The Cotsen Institute of Archaeology is extremely proud to announce that four UCLA archaeology graduate students (three from the Interdepartmental Graduate Program in Archaeology, one from the Department of Anthropology) have won National Science Foundation Graduate Research Fellowships, three-year fellowship grants for research. Only 20 such awards were awarded in the field of archaeology this year.


Brett Kaufman's (IDP) research focuses on ancient Near Eastern metallurgical technology utilizing anthropological and archaeo-metallurgical analyses. He is interested in the progression of differential alloy selection from the Chalcolithic to the Middle Bronze Age. Kaufman hopes that studying the reasons and impetuses for varying norms in technological choice may lead to a better understanding of human behavior during these crucial periods.
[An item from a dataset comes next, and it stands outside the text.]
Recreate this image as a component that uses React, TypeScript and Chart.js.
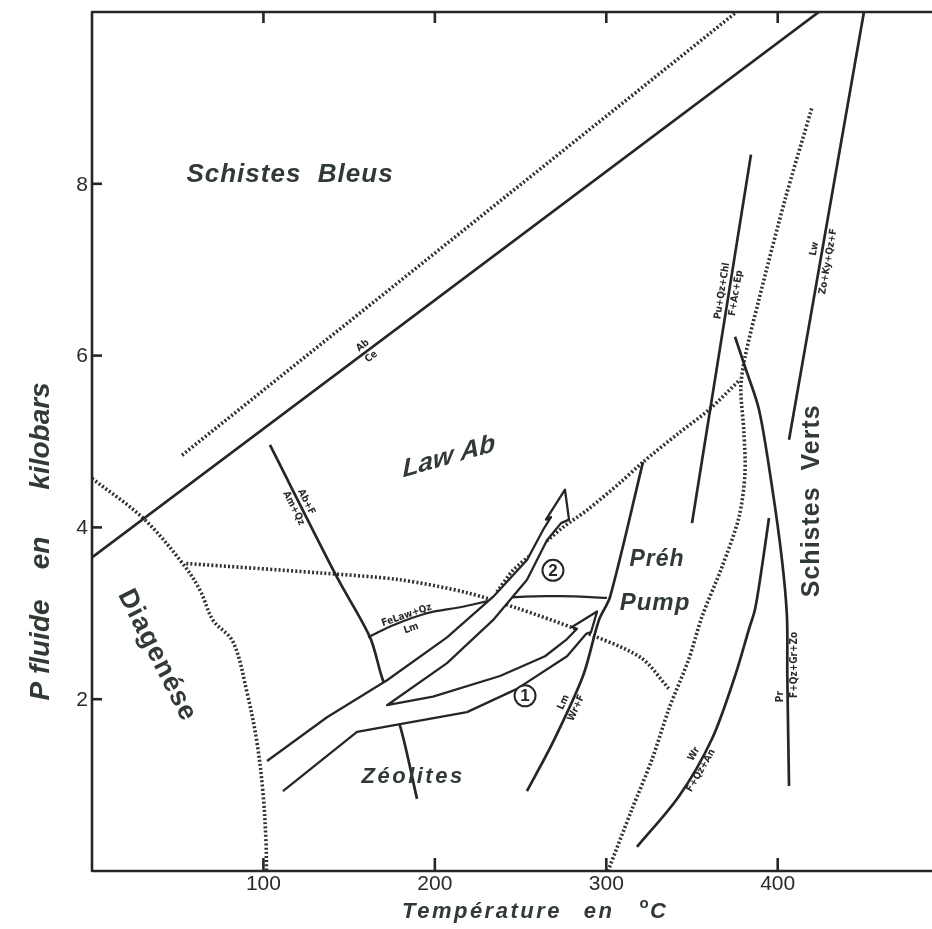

Kevin Hill (IDP) studies models of economic specialization as imperial strategies in the Inca Empire c. AD 1420-1532. His project will focus on the nature of craft specialization and commodity production in an Inca province in the Lake Titicaca Basin of highland Peru, with a goal of understanding how new technologies were imported by the Inca into regions under their control.

Hannah Lau (IDP) received a GRF to explore the historical ecology of the Iron Age site of Oqlanqala in the Autonomous Republic of Naxçivan in Azerbaijan. During the Iron Age, Oqlanqala was incorporated into two of the largest Near Eastern Empires: the Urartian Empire in the Middle Iron Age and the Achaemenid Empire in the Late Iron Age. Lau's study will explore the interaction between the state administration at Oqlanqala in the Iron Age and the indigenous village inhabitants via a study of the faunal remains at the site from the Iron Age and a comparison with nearby Bronze and Iron Age domestic settlements.

Katherine Brunson's (Anthropology) research focuses on the introduction and use of sheep in Late Neolithic China. Using ancient DNA analysis along with traditional zooarchaeological techniques, she will examine links between wool textile production and increasing social complexity during the Late Neolithic and Bronze Age.

Please join us in congratulating our award-winning graduate students!